▶

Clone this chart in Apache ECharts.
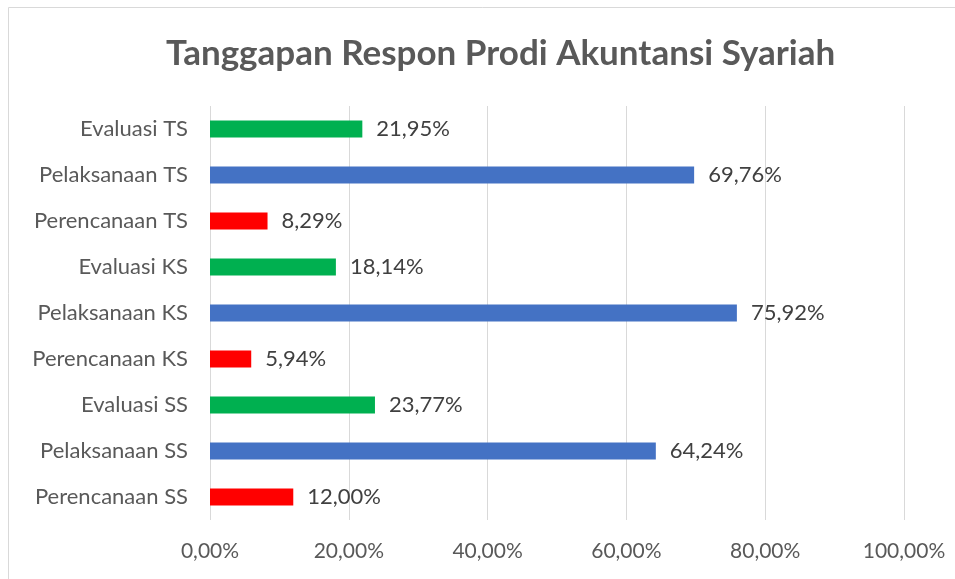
<!DOCTYPE html>
<html>
<head>
<meta charset="utf-8">
<script src="https://cdn.jsdelivr.net/npm/echarts@6/dist/echarts.min.js"></script>
<style>
html,body{margin:0;padding:0;background:#fff;}
#chart{width:955px;height:579px;}
</style>
</head>
<body>
<div id="chart"></div>
<script>
// urutan dari bawah ke atas (kategori ECharts)
var categories = ['Perencanaan SS', 'Pelaksanaan SS', 'Evaluasi SS',
                  'Perencanaan KS', 'Pelaksanaan KS', 'Evaluasi KS',
                  'Perencanaan TS', 'Pelaksanaan TS', 'Evaluasi TS'];
var values = [12.00, 64.24, 23.77, 5.94, 75.92, 18.14, 8.29, 69.76, 21.95];
var xTicks = [0, 20, 40, 60, 80, 100];

var warna = {Perencanaan: '#FF0000', Pelaksanaan: '#4472C4', Evaluasi: '#00B050'};

function pct(v){
	return v.toFixed(2).replace('.', ',') + '%';
}

var dom = document.getElementById('chart');
var myChart = echarts.init(dom);
var font = 'Lato, "Open Sans", sans-serif';

var option = {
	animation: false,
	title: {
		text: 'Tanggapan Respon Prodi Akuntansi Syariah',
		left: 161,
		top: 31,
		textStyle: {fontFamily: font, fontSize: 35, fontWeight: 'bold', color: '#595959'}
	},
	graphic: [{
		type: 'rect',
		shape: {x: 8.5, y: 7.5, width: 1000, height: 1000},
		style: {fill: 'none', stroke: '#D9D9D9', lineWidth: 1}
	}],
	grid: {left: 210, right: 51, top: 106, bottom: 59, containLabel: false},
	xAxis: {
		type: 'value',
		min: xTicks[0],
		max: xTicks[xTicks.length - 1],
		interval: 20,
		axisLine: {show: false},
		axisTick: {show: false},
		splitLine: {show: true, lineStyle: {color: '#D9D9D9', width: 1}},
		axisLabel: {
			margin: 21,
			fontFamily: font, fontSize: 21, color: '#595959',
			formatter: function(v){ return pct(v); }
		}
	},
	yAxis: {
		type: 'category',
		data: categories,
		axisLine: {show: false},
		axisTick: {show: false},
		axisLabel: {margin: 22, fontFamily: font, fontSize: 22, color: '#595959'}
	},
	series: [{
		type: 'bar',
		barWidth: 17,
		data: values.map(function(v, i){
			return {value: v, itemStyle: {color: warna[categories[i].split(' ')[0]]}};
		}),
		label: {
			show: true,
			position: 'right',
			distance: 14,
			fontFamily: font, fontSize: 22, color: '#404040',
			formatter: function(p){ return pct(p.value); }
		}
	}]
};
myChart.setOption(option);
</script>
</body>
</html>
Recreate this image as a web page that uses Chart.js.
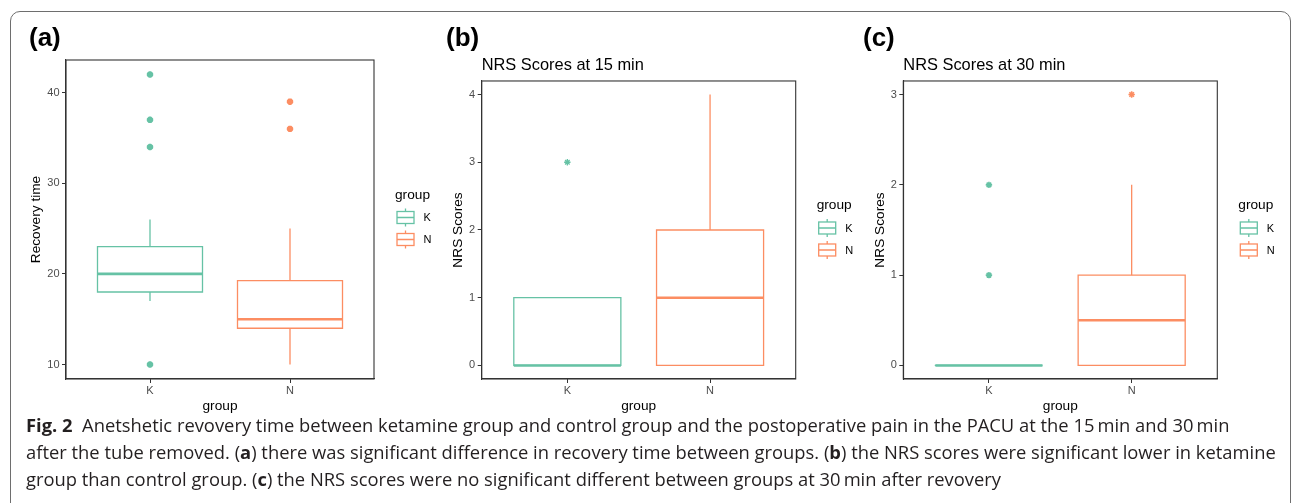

◀

◆ EXERCISE BRIEF
Transcribe the entries above verbatim, omitting their pictures.

◆ RESULT
Clone this chart in Apache ECharts.
<!DOCTYPE html>
<html>
<head>
<meta charset="utf-8">
<script src="https://cdn.jsdelivr.net/npm/echarts@6/dist/echarts.min.js"></script>
<style>
html,body{margin:0;padding:0;background:#fff;}
#chart{width:955px;height:579px;}
</style>
</head>
<body>
<div id="chart"></div>
<script>
// urutan dari bawah ke atas (kategori ECharts)
var categories = ['Perencanaan SS', 'Pelaksanaan SS', 'Evaluasi SS',
                  'Perencanaan KS', 'Pelaksanaan KS', 'Evaluasi KS',
                  'Perencanaan TS', 'Pelaksanaan TS', 'Evaluasi TS'];
var values = [12.00, 64.24, 23.77, 5.94, 75.92, 18.14, 8.29, 69.76, 21.95];
var xTicks = [0, 20, 40, 60, 80, 100];

var warna = {Perencanaan: '#FF0000', Pelaksanaan: '#4472C4', Evaluasi: '#00B050'};

function pct(v){
	return v.toFixed(2).replace('.', ',') + '%';
}

var dom = document.getElementById('chart');
var myChart = echarts.init(dom);
var font = 'Lato, "Open Sans", sans-serif';

var option = {
	animation: false,
	title: {
		text: 'Tanggapan Respon Prodi Akuntansi Syariah',
		left: 161,
		top: 31,
		textStyle: {fontFamily: font, fontSize: 35, fontWeight: 'bold', color: '#595959'}
	},
	graphic: [{
		type: 'rect',
		shape: {x: 8.5, y: 7.5, width: 1000, height: 1000},
		style: {fill: 'none', stroke: '#D9D9D9', lineWidth: 1}
	}],
	grid: {left: 210, right: 51, top: 106, bottom: 59, containLabel: false},
	xAxis: {
		type: 'value',
		min: xTicks[0],
		max: xTicks[xTicks.length - 1],
		interval: 20,
		axisLine: {show: false},
		axisTick: {show: false},
		splitLine: {show: true, lineStyle: {color: '#D9D9D9', width: 1}},
		axisLabel: {
			margin: 21,
			fontFamily: font, fontSize: 21, color: '#595959',
			formatter: function(v){ return pct(v); }
		}
	},
	yAxis: {
		type: 'category',
		data: categories,
		axisLine: {show: false},
		axisTick: {show: false},
		axisLabel: {margin: 22, fontFamily: font, fontSize: 22, color: '#595959'}
	},
	series: [{
		type: 'bar',
		barWidth: 17,
		data: values.map(function(v, i){
			return {value: v, itemStyle: {color: warna[categories[i].split(' ')[0]]}};
		}),
		label: {
			show: true,
			position: 'right',
			distance: 14,
			fontFamily: font, fontSize: 22, color: '#404040',
			formatter: function(p){ return pct(p.value); }
		}
	}]
};
myChart.setOption(option);
</script>
</body>
</html>
Recreate this image as a web page that uses Chart.js.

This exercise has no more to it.